Takut Terlantar, Seorang Ibu di China Membunuh Putranya yang Cacat
Ibu berusia 83 tahun itu -yang hanya diidentifikasi sebagai Huang- dinyatakan bersalah karena membunuh putranya Li.
Editor: Hasanudin Aco
TRIBUNNEWS.COM, CHINA - Kasus seorang ibu tua yang membunuh putranya sendiri yang menyandang cacat mengundang berbagai tanggapan emosional dari para pengguna media sosial di Cina.
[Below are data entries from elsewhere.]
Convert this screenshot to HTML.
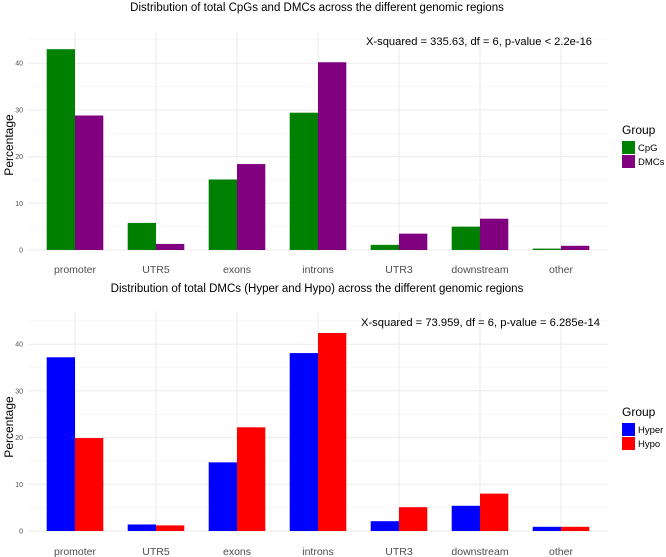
<!DOCTYPE html>
<html><head><meta charset="utf-8"><style>
body{margin:0;background:#fff;}
svg{display:block;font-family:"Liberation Sans",sans-serif;}
</style></head><body>
<svg id="c" width="666" height="557"></svg>
<script>
const categories=["promoter","UTR5","exons","introns","UTR3","downstream","other"];
const cpgValues=[43,5.8,15.1,29.4,1.1,5.0,0.3];
const dmcValues=[28.8,1.3,18.4,40.2,3.5,6.7,0.9];
const hyperValues=[37.2,1.4,14.7,38.1,2.1,5.4,0.9];
const hypoValues=[19.9,1.2,22.2,42.4,5.1,8.0,0.9];
const yTicks=[0,10,20,30,40];
const NS="http://www.w3.org/2000/svg";
const svg=document.getElementById('c');
function mk(tag,attrs,parent,text){const e=document.createElementNS(NS,tag);for(const k in attrs)e.setAttribute(k,attrs[k]);if(text!==undefined)e.textContent=text;(parent||svg).appendChild(e);return e;}
function panel(o){
  const g=mk('g',{});
  
  
  const y0=o.y0,ppu=4.67,left=28,right=608,top=o.top;
  const ys=v=>y0-v*ppu;
  const xs=i=>75+i*81;
  for(let v=5;v<=45;v+=10){if(ys(v)>top)mk('line',{x1:left,x2:right,y1:ys(v),y2:ys(v),stroke:'#f3f3f3','stroke-width':0.6},g);}
  yTicks.forEach(v=>{mk('line',{x1:left,x2:right,y1:ys(v),y2:ys(v),stroke:'#ebebeb','stroke-width':1},g);
    const t=mk('text',{x:23,y:ys(v)+2.5,'text-anchor':'end','font-size':7,fill:'#4d4d4d'},g,String(v));
    });
  categories.forEach((c,i)=>{mk('line',{x1:xs(i),x2:xs(i),y1:top,y2:y0,stroke:'#ebebeb','stroke-width':1},g);
    const t=mk('text',{x:xs(i),y:o.xlabY,'text-anchor':'middle','font-size':10.5,fill:'#4d4d4d'},g,c);
    });
  const bw=28.3;
  categories.forEach((c,i)=>{
    const a=o.s1[i],b=o.s2[i];
    const r1=mk('rect',{x:xs(i)-bw,y:ys(a),width:bw,height:a*ppu,fill:o.c1},g);
    
    const r2=mk('rect',{x:xs(i),y:ys(b),width:bw,height:b*ppu,fill:o.c2},g);
    
  });
  const ti=mk('text',{x:317,y:o.titleY,'text-anchor':'middle','font-size':11.5,fill:'#000'},g,o.title);
  
  const an=mk('text',{x:o.annX,y:o.annY,'font-size':11,fill:'#000',textLength:o.annW,lengthAdjust:'spacingAndGlyphs'},g,o.ann);
  
  const yl=mk('text',{x:0,y:0,'font-size':12,fill:'#000','text-anchor':'middle',transform:`translate(13,${o.ylabY}) rotate(-90)`},g,'Percentage');
  
  const lt=mk('text',{x:622,y:o.legY,'font-size':12,fill:'#000'},g,'Group');
  
  [[o.n1,o.c1],[o.n2,o.c2]].forEach((p,k)=>{
    const ky=o.legY+7+k*14;
    const r=mk('rect',{x:622,y:ky,width:13,height:13,fill:p[1]},g);
    
    const t=mk('text',{x:638,y:ky+10,'font-size':9.5,fill:'#000'},g,p[0]);
    
  });
}
panel({name:'cpg-dmc-panel',y0:250,top:32,xlabY:273,s1:cpgValues,s2:dmcValues,c1:'#008000',c2:'#800080',n1:'CpG',n2:'DMCs',
  title:'Distribution of total CpGs and DMCs across the different genomic regions',titleY:11,
  ann:'X-squared = 335.63, df = 6, p-value < 2.2e-16',annX:366,annY:45,annW:226,ylabY:145,legY:134});
panel({name:'hyper-hypo-panel',y0:531,top:311,xlabY:555,s1:hyperValues,s2:hypoValues,c1:'#0000ff',c2:'#ff0000',n1:'Hyper',n2:'Hypo',
  title:'Distribution of total DMCs (Hyper and Hypo) across the different genomic regions',titleY:292,
  ann:'X-squared = 73.959, df = 6, p-value = 6.285e-14',annX:361,annY:326,annW:239,ylabY:427,legY:416});
</script>
</body></html>
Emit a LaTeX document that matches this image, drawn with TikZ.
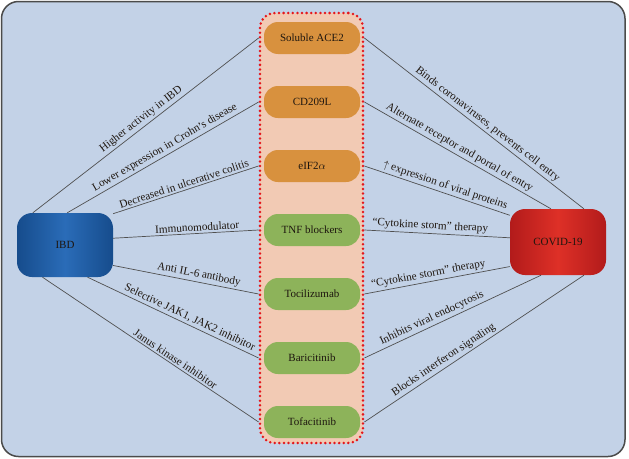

Ibu berusia 83 tahun itu -yang hanya diidentifikasi sebagai Huang- dinyatakan bersalah karena membunuh putranya Li.
Dia memberikan sekitar 60 pil tidur kepada putranya yang berusia 46 tahun, pada tanggal 9 Mei dan mencekiknya dengan selendang sutra setelah menutup lubang hidungnya dengan kapas.
Vonis bersalah diputuskan oleh Pengadilan Menengah Rakyat di Guangzhou dan dia diganjar hukuman percobaan tiga tahun penjara.
Baca: Akun Twitter Presiden Donald Trump Tiba-tiba Dinonaktifkan, Ada Apa?
Huang mengatakan mencabut nyawa putranya karena khawatir jika dia meninggal maka tidak akan ada lagi yang merawat Li, yang lahir prematur dengan keterbelakangan mental dan masalah jasmani sehingga tidak mampu berbicara maupun berjalan.
Jaksa penuntut bertanya kepadanya kenapa tidak mengusahakan agar Li dirawat oleh abangnya namun dia menjawab tidak siap untuk memberi beban kepadanya.
"Adalah kesalahan saya melahirkannya dan membuatnya menderita. Saya lebih memilih membunuhnya daripada membiarkan dia dengan orang lain," jelas Huang di ruang sidang.
"Selama dua tahun belakangan kesehatanku semakin memburuk untuk bisa merawatnya."
"Saya makin tua dan makin lemah dan mungkin meninggal sebelum dia. Pikiran membunuh dia muncul sepekan sebelumnya."
Hakim Wan Yunfeng kemudian menyatakan, "Dia berhak mendapat pengampunan walau melanggar hukum."
Reaksi di media sosial
Kasus Huang ini menjadi viral di media sosial Cina, Weibo, dan salah satu tanggapannya mengangkat kesulitan yang dihadapi penyandang cacat dan keluarganya.
"Di negara ini, kesehatan mental dan cacat bisa membuat kehidupan warga biasa menjadi bencana. Bagi mereka, bantuan yang didapat sama sekali tidak cukup," tulis Yuangungun DeXueqiu.
Perdebatan tentang eutanasia -atau tindakan mengakhiri hidup seseorang dengan sengaja- juga terangkat kembali akibat kasus ini. Seorang pengguna Weibo berpendapat, "Hal ini terjadi karena eutanasia tidak dilegalkan."
Namun tak semuanya sependapat. Misalnya ada yang menulis, "Hal ini tidak ada urusan dengan eutanasia, namun dengan masalah kesejahteraan sosial saat ini."
Menurut Federasi Orang Disabel Cina, terdapat 2,7 juta jiwa penyandang ketidakmampuan fisik di negara berpenduduk terbanyak di dunia itu.
Namun hanya terdapat 6.740 dinas layanan penyandang cacat, yang mampu memberi perhatian kepada sekitar 204.000 penyandang cacat apapun.
Oleh karena itu beban untuk merawat penyandang cacat di Cina sering kali berada di keluarga, seperti yang diungkapkan oleh pengguna Weibo lainnya, "Masalahnya terletak di kesejahteraan sosial dan sistem pengamanan (sosial) yang jauh dari sempurna."